While craft already does a fine job of blurring the distinction between useful and merely beautiful art, algorithm art adds a whole new layer to this puzzle.  For example, while Gerald Sussman’s, ‘Scheme’, is simply a visual commemoration to an algorithm, sold for a bit of history and for viewing pleasure, Anthony Ferraro’s, ‘Hypothetical Beats’, is sold mainly for its usefulness in producing sound.  Further, Chris Maury’s, ‘Progression: Triptych’, is being sold as a piece meant to help, “Build better digital tools for those with poor vision.”  The latter of the pieces is clearly the most utilitarian, fairly fascinating conceptually, and the least interesting visually.  In what sense is ‘Progression: Triptych’ actually a work of fine art? While a useful piece, it has almost no aesthetic value.  We’ll see why this can be lumped into the fine art category by looking at our next points.

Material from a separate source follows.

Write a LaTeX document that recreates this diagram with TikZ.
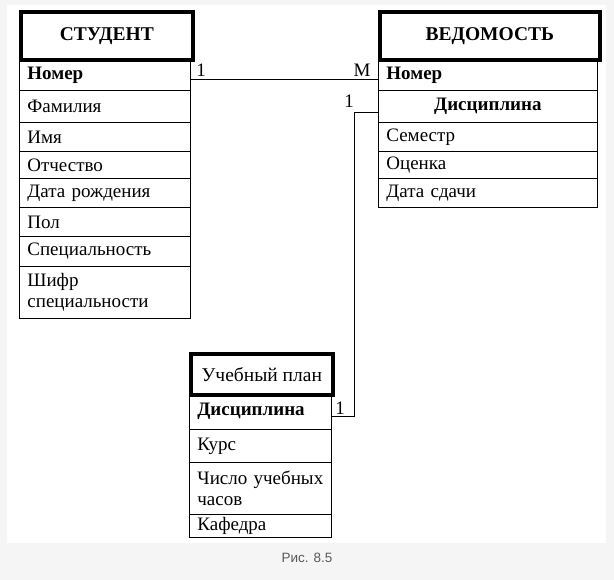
\documentclass[tikz,border=0pt]{standalone}
\usepackage{fontspec}
\setmainfont{Liberation Serif}
\newfontfamily\capfont{Liberation Sans}
\begin{document}
\begin{tikzpicture}[x=1pt,y=-1pt,
  every node/.style={font=\rmfamily\fontsize{19}{20.5}\selectfont},
  hdr/.style={draw,line width=3.6pt,rectangle,inner sep=0pt,anchor=north west,align=center,font=\rmfamily\fontsize{19.5}{21}\selectfont},
  row/.style={draw,line width=0.8pt,rectangle,inner sep=0pt,anchor=north west,align=left},
  lbl/.style={inner sep=0pt},
  conn/.style={line width=0.8pt}]
\useasboundingbox (0,0) rectangle (614,580);
\fill[black!4] (0,0) rectangle (614,580);
\fill[white] (7,5) rectangle (606,543);

% STUDENT
\node[row,minimum width=171,minimum height=31,text width=155] (s1) at (19,59) {\textbf{Номер}};
\node[row,minimum width=171,minimum height=32,text width=155] (s2) at (19,90) {Фамилия};
\node[row,minimum width=171,minimum height=29,text width=155] (s3) at (19,122) {Имя};
\node[row,minimum width=171,minimum height=27,text width=155] (s4) at (19,151) {Отчество};
\node[row,minimum width=171,minimum height=29,text width=155] (s5) at (19,178) {Дата рождения};
\node[row,minimum width=171,minimum height=29,text width=155] (s6) at (19,207) {Пол};
\node[row,minimum width=171,minimum height=30,text width=155] (s7) at (19,236) {Специальность};
\node[row,minimum width=171,minimum height=52,text width=155] (s8) at (19,266) {Шифр\\специальности};
\node[hdr,minimum width=172,minimum height=48] (sh) at (19,10) {\textbf{СТУДЕНТ}};

% VEDOMOST
\node[row,minimum width=219,minimum height=31,text width=203] (v1) at (378,59) {\textbf{Номер}};
\node[row,minimum width=219,minimum height=32,text width=203,align=center] (v2) at (378,90) {\textbf{Дисциплина}};
\node[row,minimum width=219,minimum height=29,text width=203] (v3) at (378,122) {Семестр};
\node[row,minimum width=219,minimum height=27,text width=203] (v4) at (378,151) {Оценка};
\node[row,minimum width=219,minimum height=29,text width=203] (v5) at (378,178) {Дата сдачи};
\node[hdr,minimum width=220,minimum height=48] (vh) at (378,10) {\textbf{ВЕДОМОСТЬ}};

% UCHEBNY PLAN
\node[row,minimum width=142,minimum height=36,text width=126] (u1) at (189,393) {\textbf{Дисциплина}};
\node[row,minimum width=142,minimum height=33,text width=126] (u2) at (189,429) {Курс};
\node[row,minimum width=142,minimum height=52,text width=126] (u3) at (189,462) {Число учебных\\часов};
\node[row,minimum width=142,minimum height=23,text width=126] (u4) at (189,514) {Кафедра};
\node[hdr,minimum width=142,minimum height=41] (uh) at (189,352) {Учебный план};

\foreach \h in {sh,vh,uh}
  \draw[line width=0.8pt] ([shift={(3.6pt,-3.6pt)}]\h.north west) rectangle ([shift={(-3.6pt,3.6pt)}]\h.south east);

% connectors
\coordinate (bend) at (354,416);
\draw[conn] ([yshift=-5pt]s1.east) -- ([yshift=-5pt]s1.east -| v1.west);
\draw[conn] ([yshift=-6pt]v2.west) -| (bend) -- (bend -| u1.east);

\node[lbl] (l1) at (201,70) {1};
\node[lbl] (l2) at (362,70) {M};
\node[lbl] (l3) at (349,101) {1};
\node[lbl] (l4) at (340,408) {1};

\node[lbl,font=\capfont\fontsize{13.5}{15}\selectfont,text=black!65] (cap) at (307,558) {Рис. 8.5};
\end{tikzpicture}
\end{document}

Second, algorithm art demotes the aesthetic aspect of fine art.

This, undoubtedly, is the weakest part of algorithm art.  But, honestly, what other contemporary art tries to promote aesthetics?  Okay, really, there are lots of people invested in visual beauty, but we have to admit that minimalism and conceptualism have really grabbed a hold of the contemporary art scene.  Of course, both of those things can be visually beautiful, but a great deal of the stuff is just ugly.  Yes, I said it, ugly.  But who says that ugly art can’t be decent art?  Some people say that, I’m aware, but they’re wrong.  Anyway, there is a broad spectrum of aesthetics in the algorithm art that’s being promoted.  Some of it is plain, simple, minimalistic composition.  Some of the work is a bit more complex visually, though not much.  Some of it is never going to be seen, ever, and only used to accomplish a task.  Whatever end of the spectrum–visually complex or basically not visual–all algorithm art demotes the aesthetic aspect of fine art.  I’m not making a value judgment about whether that is good or bad, but I’m just making note of it.

Third, algorithm art promotes the conceptual aspect of fine art.

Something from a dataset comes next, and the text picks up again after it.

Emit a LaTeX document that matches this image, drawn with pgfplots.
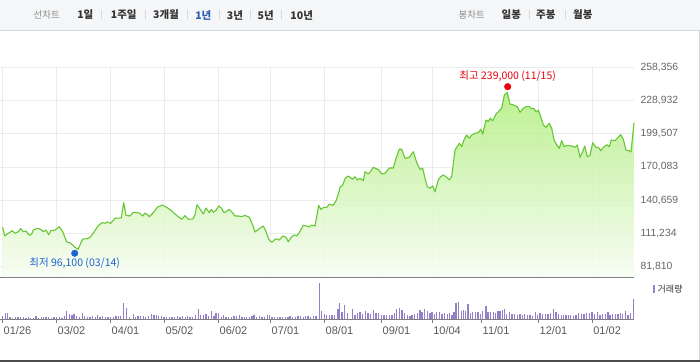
\documentclass[border=0pt]{standalone}
\usepackage{fontspec}
\setmainfont{Liberation Sans}
\newfontfamily\kr{Noto Sans CJK KR}
\usepackage{pgfplots}
\pgfplotsset{compat=1.18}
\usepackage{pgfplotstable}
\definecolor{linegreen}{HTML}{66C733}
\definecolor{filltop}{HTML}{B2EE80}
\definecolor{fillbot}{HTML}{F7FDF3}
\definecolor{gridgray}{HTML}{EBEBEB}
\definecolor{volpurple}{HTML}{9480C8}
\definecolor{headbg}{HTML}{F5F6F8}
\definecolor{headline}{HTML}{D6D7D9}
\definecolor{ticktext}{HTML}{666666}
\definecolor{hiRed}{HTML}{E8000B}
\definecolor{loBlue}{HTML}{1F62D0}
\definecolor{selBlue}{HTML}{2E5CB8}
\definecolor{darktext}{HTML}{333333}
\definecolor{graytext}{HTML}{8A8A8A}

\pgfplotstableread{
x price
2.7 116700
4.7 109000
8.3 111400
12.3 113700
15 111400
18.3 112800
20.7 115500
23.3 112800
26 113400
29.3 109600
31.7 110800
33.3 114300
37.3 115800
40.7 114900
43.3 112800
46 114300
48.7 110100
50.7 113700
55 114300
59.3 117200
62.7 112800
66.7 103700
70 103100
75 99000
78 97200
82.7 106300
87.3 106600
90 107800
94 112500
98 117800
102 120800
105 120200
107.3 121400
110.7 120200
115 124700
120 124900
121.3 125200
123.7 138500
126 127300
130 126700
133.3 130000
137.3 129600
140 129100
142.7 126700
144.7 129100
146.7 128500
149.3 126100
153.3 129600
157.3 134400
162 136400
166.7 134400
170.7 132000
175 128500
178.3 126100
181.7 123800
185 127000
188.3 123800
192.7 124000
195 127600
197 136700
200.7 132000
203.3 128500
206 133800
209.3 129600
211.3 132600
213.3 130000
216 131700
218.7 135600
221.7 133500
224 129600
226.7 130900
229.3 132600
232 130200
235 126700
238.3 126700
241.7 126100
245 127300
249.3 125500
252 120200
255 112500
259.3 115500
263.3 117800
266 112800
268.7 106100
271.7 103400
276 106600
279.3 105400
282.7 109000
286 107800
288.3 103900
291.7 108400
294.7 109900
296.7 109000
299.3 111900
303.3 118500
306.7 117800
309.3 117000
311.7 118700
315 117800
318.7 136200
320.7 132600
324 134400
326.7 134400
329.3 137100
333.3 136200
336 140200
338.7 147300
340 152100
342.7 154100
345.3 160300
348.3 162100
352.7 159200
355 161500
357.3 158600
360 160100
363.3 158000
365 165900
368.3 163900
370.7 166300
373.3 169800
376 168600
378.3 168000
381.7 163900
385 164500
389.3 169200
393.3 169200
396 177800
399.3 185800
401.7 185800
405 177800
409.3 178700
413.3 183600
416.7 174000
420 168000
422.7 168900
425 160100
427.3 152600
430 151200
432.7 153300
435 148200
438.3 158600
440.7 161500
443.3 163000
446.7 161000
449.3 158600
451.7 161500
455 185100
459.3 191100
461.7 188100
464 194000
466.7 198400
469.3 195500
471.7 198400
475 199900
478.3 200500
480.7 203500
482.7 199300
486 211700
488.3 210200
490 213200
492.7 211100
496 217000
499.3 219900
501.7 222100
504.3 233800
507.3 235900
510 225900
513.3 225000
517.3 223500
520 218500
523.3 222100
526 223500
529.3 223500
531.7 221700
534 221900
536 218800
538.3 220500
540.7 214600
543.3 207300
546 205200
549.3 208800
551.7 204300
554 194000
556.7 189600
559.3 186600
561.7 193400
564 188100
567.3 189300
571.7 188700
575 187500
577.3 189600
580 178700
582.7 183600
584.7 188700
587.3 179200
590 180400
592.7 191600
596 187500
598.3 187500
600.7 184500
603.3 187500
606.7 189800
609.3 188100
611.3 194000
615 193400
618.3 196400
620.7 198700
623.3 194600
626 185100
629.3 184500
631 183400
634 209300
}\pricedata

\pgfplotstableread{
x vol
2.7 3.3
5.3 6.7
7.3 6.7
10 2
12.7 1.7
15.3 2.3
18 2
20.7 2.3
23.3 2
26 1.7
28.7 2.3
30.7 1.3
33.3 1.7
36 3.3
38.7 1.7
41.3 2
43.3 2.3
46 2
48.7 2.3
51.3 1.7
54 2.3
56.7 2
59.3 2.3
62 1.7
64.7 3.3
66.7 8.3
69.3 5
72 4.3
74 5.7
76.7 3.3
79.3 2.3
82.7 6.3
84.7 3.3
87.3 2.3
90 2
92.7 3
95.3 2.3
97.3 4
100 2
102.7 3.3
105.3 2.3
108 2.3
110.7 2
113.3 2
116 3
118.7 3.7
120.7 3.3
123.3 16.7
126.7 11.3
129.3 2.7
133.3 5
135.3 2.3
138 3.3
140.7 3
143.3 3
145.3 2.3
148.7 3
151.3 5
154 4.7
156.7 4.7
158.7 3.3
161.3 3.7
164 2.7
166.7 2
169.3 2.7
172 2
174.7 2.7
177.3 3.3
180 2.7
182.7 3
185.3 2.3
187.3 3.3
190 2.3
192.7 2.7
195.3 4.7
198.7 10.3
200.7 4.7
203.3 4.3
206 5.3
208.7 3.3
211.3 8.3
214 3.3
216 6.7
218.7 6
221.3 2.7
223.3 4
226 2
228.7 2.7
231.3 2.3
234 3.7
236.7 3.7
239.3 4
242 2.7
244.7 2.7
246.7 2.3
249.3 2.7
252 3.3
254 4.3
256.7 2.7
259.3 3
262 2.3
264.7 2
267.3 4.7
269.3 4.3
272 2.7
274.7 2.3
277.3 2.3
280 2.3
282.7 2.3
285.3 2.7
288 2.3
290 3
292.7 2.7
295.3 2.3
298 3
300.7 3
303.3 2.7
305.3 3.3
308 3.3
310.7 2
313.3 3.3
316 3
319.3 36.7
321.3 8.3
324.7 5.3
326.7 4.7
329.3 4.7
332 4.7
334.7 4
338 10.3
339.3 16
342 7
344.7 14.3
347.3 6
352.7 10
355 4
357.3 6
360 7
362.7 5
365.3 8.7
368 6.7
370.7 5
373.3 9.3
376 6
378.7 6.3
381.3 4.3
384 4.3
386.7 4.3
389.3 4.3
392 4.3
394.7 6
396.7 10
399.3 11.3
402 9
404.7 6.7
407.3 4.3
410 3.7
412 4.3
414.7 5.7
417.3 6.7
420 9
422 7.3
424.7 10
427.3 8.7
430 6
432 7.3
434.7 5.7
436.7 7.7
439.3 7.3
442 5.7
444.7 6
447.3 5.3
449.3 6.7
452 4.3
454 7.3
456 16.7
458.7 17.3
461.3 8.7
463.3 9
465.3 8
468 15.3
470.7 6
472.7 7
475.3 7.3
478 7.3
480.7 5.3
482.7 8
486 13.3
488 7
490.7 7.7
493.3 7
495.3 6
498 8.7
500 8.3
502.7 9
504.7 10
506.7 5.3
509.3 7
512 5.7
514.7 5.3
517.3 4.7
520 5.3
522.7 4.3
524.7 5.3
527.3 4
530 4.7
532.7 3.3
535.3 7.3
537.3 4
540 6.7
542.7 5
545.3 5.3
548 5.3
550.7 6.7
553.3 10.3
556 7
558.7 5.3
561.3 4.7
563.3 4
566 4.3
568.7 4.3
570.7 4
573.3 3.7
576 4.3
578.7 6
581.3 5.7
584 5.3
586.7 6.7
589.3 6
592 7.3
594.7 5.7
597.3 7
600 4.3
602.7 5.7
605.3 5
608 7.7
610 4.3
612.7 5.7
615.3 5
618 5.3
620.7 6
622.7 5.3
625.3 8
628 4.7
630.7 6.7
633.3 20
}\voldata

\begin{document}
\begin{tikzpicture}[x=1pt,y=1pt]
\path[use as bounding box] (0,0) rectangle (700,362);
\fill[white] (0,0) rectangle (700,362);
% header bar
\fill[headbg] (0,332) rectangle (700,362);
\draw[headline] (0,331.5) -- (700,331.5);
\draw[headline] (699.5,0) -- (699.5,332);
\fill[black!70] (0,0) rectangle (700,2.5);
\begin{scope}[every node/.style={inner sep=0pt, anchor=center}]
\node[text=graytext, font=\kr\fontsize{9.5}{11}\selectfont] at (46.7,347) {선차트};
\node[text=darktext, font=\kr\bfseries\fontsize{10.5}{12}\selectfont] at (85.3,347) {1일};
\node[text=darktext, font=\kr\bfseries\fontsize{10.5}{12}\selectfont] at (123.8,347) {1주일};
\node[text=darktext, font=\kr\bfseries\fontsize{10.5}{12}\selectfont] at (166,347) {3개월};
\node[text=selBlue, font=\kr\bfseries\fontsize{10.5}{12}\selectfont] at (203.3,347) {1년};
\node[text=darktext, font=\kr\bfseries\fontsize{10.5}{12}\selectfont] at (235,347) {3년};
\node[text=darktext, font=\kr\bfseries\fontsize{10.5}{12}\selectfont] at (265.7,347) {5년};
\node[text=darktext, font=\kr\bfseries\fontsize{10.5}{12}\selectfont] at (301.7,347) {10년};
\node[text=graytext, font=\kr\fontsize{9.5}{11}\selectfont] at (471.7,347) {봉차트};
\node[text=darktext, font=\kr\bfseries\fontsize{10.5}{12}\selectfont] at (511.3,347) {일봉};
\node[text=darktext, font=\kr\bfseries\fontsize{10.5}{12}\selectfont] at (545.8,347) {주봉};
\node[text=darktext, font=\kr\bfseries\fontsize{10.5}{12}\selectfont] at (582.8,347) {월봉};
\end{scope}
\foreach \sx in {101,145,187.3,219.7,250,281.7,529,565}{
  \draw[headline, line width=0.8pt] (\sx,342.5) -- (\sx,351.5);
}

% price panel
\begin{axis}[
  at={(0pt,85pt)}, anchor=south west, scale only axis,
  width=634pt, height=209.7pt,
  xmin=0, xmax=634, ymin=72687, ymax=258356,
  scaled y ticks=false, scaled x ticks=false,
  xtick={2.7,56.7,110.7,164.7,218.7,270.7,324.7,381.7,432.3,481.7,538.7,592.3},
  xticklabels={},
  ytick={81810,111234,140659,170083,199507,228932,258356},
  yticklabels={{81,810},{111,234},{140,659},{170,083},{199,507},{228,932},{258,356}},
  grid=major, grid style={gridgray, line width=0.9pt},
  major tick length=0pt,
  axis x line*=bottom, axis y line*=right,
  y axis line style={draw=none},
  x axis line style={draw=black!55, line width=1pt},
  yticklabel style={font=\fontsize{10.4}{12}\selectfont, text=ticktext, anchor=west, xshift=3pt},
  clip=false,
]
\addplot[draw=none, fill opacity=0.85, top color=filltop, bottom color=fillbot]
  table[x=x, y=price] {\pricedata} -- (axis cs:634,72687) -- (axis cs:2.7,72687) -- cycle;
\addplot[linegreen, line width=1.1pt, line join=round] table[x=x, y=price] {\pricedata};
\addplot[only marks, mark=*, mark size=3.3pt, hiRed, mark options={draw=hiRed, fill=hiRed},
  nodes near coords={\kr 최고 239{,}000 (11/15)}, nodes near coords align={above},
  every node near coord/.append style={font=\fontsize{10.5}{12}\selectfont, text=hiRed, yshift=2pt}]
  coordinates {(507.7,241200)};
\addplot[only marks, mark=*, mark size=3.3pt, loBlue, mark options={draw=loBlue, fill=loBlue},
  nodes near coords={\kr 최저 96{,}100 (03/14)}, nodes near coords align={below},
  every node near coord/.append style={font=\fontsize{10.5}{12}\selectfont, text=loBlue, yshift=-1pt}]
  coordinates {(74.7,93700)};
\end{axis}

% volume panel
\begin{axis}[
  at={(0pt,42.7pt)}, anchor=south west, scale only axis,
  width=634pt, height=43.3pt,
  xmin=0, xmax=634, ymin=0, ymax=43.3,
  axis x line*=bottom, axis y line=none,
  xtick={2.7,56.7,110.7,164.7,218.7,270.7,324.7,381.7,432.3,481.7,538.7,592.3},
  xticklabels={01/26,03/02,04/01,05/02,06/02,07/01,08/01,09/01,10/04,11/01,12/01,01/02},
  xtick align=outside, major tick length=4pt,
  tick style={black!50, line width=0.8pt},
  x axis line style={draw=black!50, line width=1pt},
  xticklabel style={font=\fontsize{11}{12}\selectfont, text=black!65, anchor=north west, xshift=-2.5pt},
  clip=false,
]
\addplot[ycomb, volpurple, line width=1.1pt] table[x=x, y=vol] {\voldata};
\end{axis}

% volume legend
\fill[volpurple] (652.7,69.3) rectangle (655.3,77);
\node[anchor=west, inner sep=0pt, text=darktext, font=\kr\fontsize{9}{11}\selectfont] at (657.5,73) {거래량};
\end{tikzpicture}
\end{document}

While the work of conceptual artists like Tim Hawkinson blurs the line between visual art that is useful, and useful things that are also visual, algorithm art seems to operate on another level.  Both craft and conceptual art are at least tangible in products, but algorithm art’s tangibility is limited to the computer.  Basically, algorithm art faces the same issues as that of internet art or Bitcoin art, or any form of art relegated to the machine, but even more so.  Most internet art is at least visual (for example: here and here), and even Bitcoin art is dedicated to exploring the conceptual framework of Bitcoin through representation, but algorithm art like Chris Maury’s work is only visual to the extent that it is necessary to be visual.  Algorithm art of that sort is basically like an engine.  It’s visual form is typically not crafted for the sake of its beauty, but it is built for the sake of power.  You can talk about the aesthetics of the engine, but the engine was certainly not built for its aesthetics.  Further, the engine is really meant to be kept out of sight.  It isn’t supposed to be looked at, and is supposed to function behind-the-scenes.  Some forms of algorithm art are like that.  Their aesthetic quality exists only because they have a form, but their form really isn’t meant to be seen in the first place.  But, because of this, not in spite of it, one could consider algorithm art, art. Since it is skill devoted to a form, upon which we ought to engage our intellects, it falls into the realm of conceptual art.  While the visual beauty of it (whatever beauty it has) is hidden away on a computer somewhere in lines of code, that code expresses itself, and translates into either music or software or something else. It’s like DNA.  While we don’t (or shouldn’t) craft our own DNA, we can craft and shape algorithms in the hope that they express something useful or beautiful.  This idea, this concept of expressing something hidden away, is really worth some contemplation. While a lot of algorithm art is primarily just useful, the artistic, the art aspect of the algorithm lies in its ability to provoke thought.